*Set exercise:*
Starting at the first line of the listing below, retype each line up to and including the one that contains "(title) at (338,126)". Leave pictures out.

*Dataset extract:*
════
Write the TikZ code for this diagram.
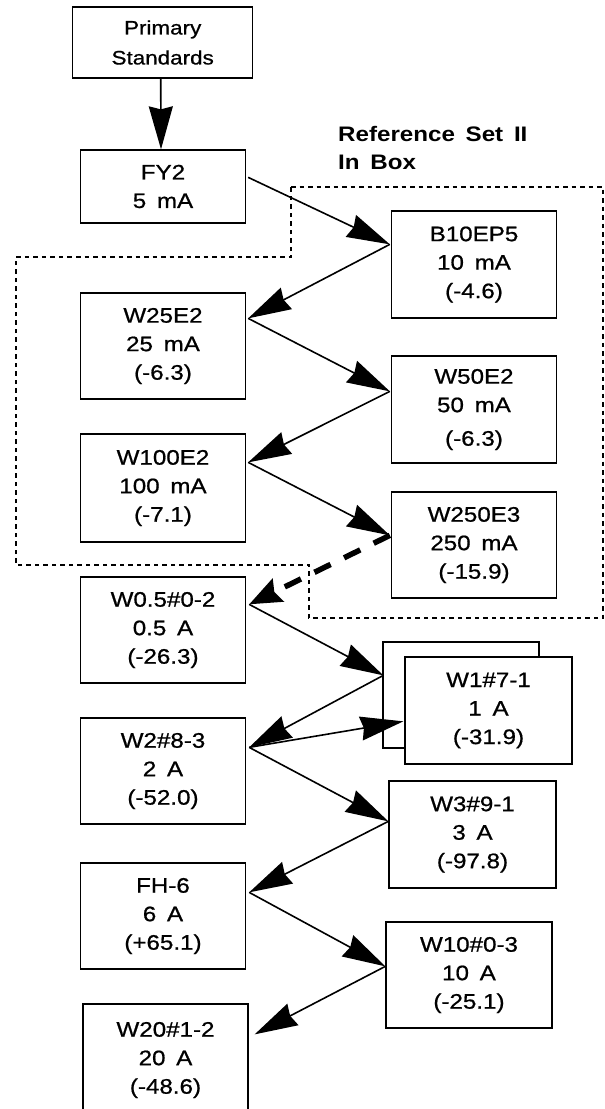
\documentclass[tikz,border=0pt]{standalone}
\usepackage{fontspec}
\setmainfont{Liberation Sans}[FakeStretch=1.15, WordSpace=1.6, FakeBold=0.8, BoldFeatures={FakeBold=0}]
\usetikzlibrary{arrows.meta,calc}
\begin{document}
\begin{tikzpicture}[x=1pt,y=-1pt,
  box/.style={draw, line width=1.3pt, fill=white, minimum width=165pt, minimum height=106pt,
    inner sep=0pt, align=center, font=\fontsize{21}{28.5}\selectfont},
  conn/.style={line width=1.6pt, -{Stealth[length=43pt,width=24pt,inset=3pt]}},
  dconn/.style={line width=5.5pt, dash pattern=on 18pt off 15pt, -{Stealth[length=32pt,width=25pt,inset=4pt]}},
  fence/.style={line width=2.2pt, dash pattern=on 4.5pt off 4pt},
  lbl/.style={font=\fontsize{21}{28.5}\selectfont\bfseries, align=left, inner sep=0pt, anchor=north west}
 ]
\useasboundingbox (0,0) rectangle (605,1109);
\clip (0,0) rectangle (605,1109);

% boundary of Reference Set II
\draw[fence] (291,187) -- (603,187) -- (603,618) -- (309,618) -- (309,565)
  -- (16,565) -- (16,257) -- (291,257) -- cycle;

\node[lbl] (title) at (338,126) {Reference Set II\\In Box};

% boxes
\node[box, minimum width=180pt, minimum height=71pt, font=\fontsize{19.5}{30}\selectfont] (prim) at (162.7,42.5) {Primary\\Standards};
\node[box, minimum height=73pt] (fy2) at (163,186.5) {FY2\\5 mA};
\node[box, minimum height=107pt] (b10) at (474,264.5) {B10EP5\\10 mA\\(-4.6)};
\node[box] (w25) at (163,346) {W25E2\\25 mA\\(-6.3)};
\node[box, minimum height=107pt] (w50) at (474,409.5) {W50E2\\50 mA\\[5pt](-6.3)};
\node[box, minimum height=108pt] (w100) at (163,488) {W100E2\\100 mA\\(-7.1)};
\node[box] (w250) at (474,545) {W250E3\\250 mA\\(-15.9)};
\node[box] (w05) at (163,630) {W0.5\#0-2\\0.5 A\\(-26.3)};
\node[box, minimum width=156pt] (w1b) at (461,695) {};
\node[box, minimum width=167pt, minimum height=107pt] (w1f) at (488.5,710.5) {W1\#7-1\\1 A\\(-31.9)};
\node[box] (w2) at (163,771) {W2\#8-3\\2 A\\(-52.0)};
\node[box, minimum width=167pt, minimum height=107pt] (w3) at (472.5,834.5) {W3\#9-1\\3 A\\(-97.8)};
\node[box] (fh6) at (163,916) {FH-6\\6 A\\(+65.1)};
\node[box, minimum width=166pt] (w10) at (469,975) {W10\#0-3\\10 A\\(-25.1)};
\node[box, minimum height=112pt] (w20) at (165.5,1060) {W20\#1-2\\20 A\\(-48.6)};

% attachment points
\coordinate (primo) at ($(prim.south)+(-2,0)$);
\coordinate (fy2i) at ($(fy2.north)+(-2,0)$);
\coordinate (fy2o) at ($(fy2.north east)+(2,28)$);
\coordinate (b10i) at ($(b10.north west)+(-1,34)$);
\coordinate (w25o) at ($(w25.north east)+(2,26)$);
\coordinate (w50i) at ($(w50.north west)+(-1,36)$);
\coordinate (w100o) at ($(w100.north east)+(2,29)$);
\coordinate (w250i) at ($(w250.north west)+(-1,44)$);
\coordinate (w05o) at ($(w05.north east)+(3,28)$);
\coordinate (w1bi) at ($(w1b.north west)+(1,34)$);
\coordinate (w1fi) at ($(w1f.north west)+(-1,65)$);
\coordinate (w2o) at ($(w2.north east)+(3,30)$);
\coordinate (w3i) at ($(w3.north west)+(0,41)$);
\coordinate (fh6o) at ($(fh6.north east)+(3,30)$);
\coordinate (w10i) at ($(w10.north west)+(0,45)$);
\coordinate (w20o) at ($(w20.north east)+(6,31)$);

% connectors
\draw[conn] (primo) -- (fy2i);
\draw[conn] (fy2o) -- (b10i);
\draw[conn] (b10i) -- (w25o);
\draw[conn] (w25o) -- (w50i);
\draw[conn] (w50i) -- (w100o);
\draw[conn] (w100o) -- (w250i);
\draw[dconn] (w250i) -- (w05o);
\draw[conn] (w05o) -- (w1bi);
\draw[conn] (w1bi) -- (w2o);
\draw[conn] (w2o) -- (w1fi);
\draw[conn] (w2o) -- (w3i);
\draw[conn] (w3i) -- (fh6o);
\draw[conn] (fh6o) -- (w10i);
\draw[conn] (w10i) -- (w20o);
\end{tikzpicture}
\end{document}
════
*Response for this exercise:*
Write the TikZ code for this diagram.
\documentclass[tikz,border=0pt]{standalone}
\usepackage{fontspec}
\setmainfont{Liberation Sans}[FakeStretch=1.15, WordSpace=1.6, FakeBold=0.8, BoldFeatures={FakeBold=0}]
\usetikzlibrary{arrows.meta,calc}
\begin{document}
\begin{tikzpicture}[x=1pt,y=-1pt,
  box/.style={draw, line width=1.3pt, fill=white, minimum width=165pt, minimum height=106pt,
    inner sep=0pt, align=center, font=\fontsize{21}{28.5}\selectfont},
  conn/.style={line width=1.6pt, -{Stealth[length=43pt,width=24pt,inset=3pt]}},
  dconn/.style={line width=5.5pt, dash pattern=on 18pt off 15pt, -{Stealth[length=32pt,width=25pt,inset=4pt]}},
  fence/.style={line width=2.2pt, dash pattern=on 4.5pt off 4pt},
  lbl/.style={font=\fontsize{21}{28.5}\selectfont\bfseries, align=left, inner sep=0pt, anchor=north west}
 ]
\useasboundingbox (0,0) rectangle (605,1109);
\clip (0,0) rectangle (605,1109);

% boundary of Reference Set II
\draw[fence] (291,187) -- (603,187) -- (603,618) -- (309,618) -- (309,565)
  -- (16,565) -- (16,257) -- (291,257) -- cycle;

\node[lbl] (title) at (338,126) {Reference Set II\\In Box};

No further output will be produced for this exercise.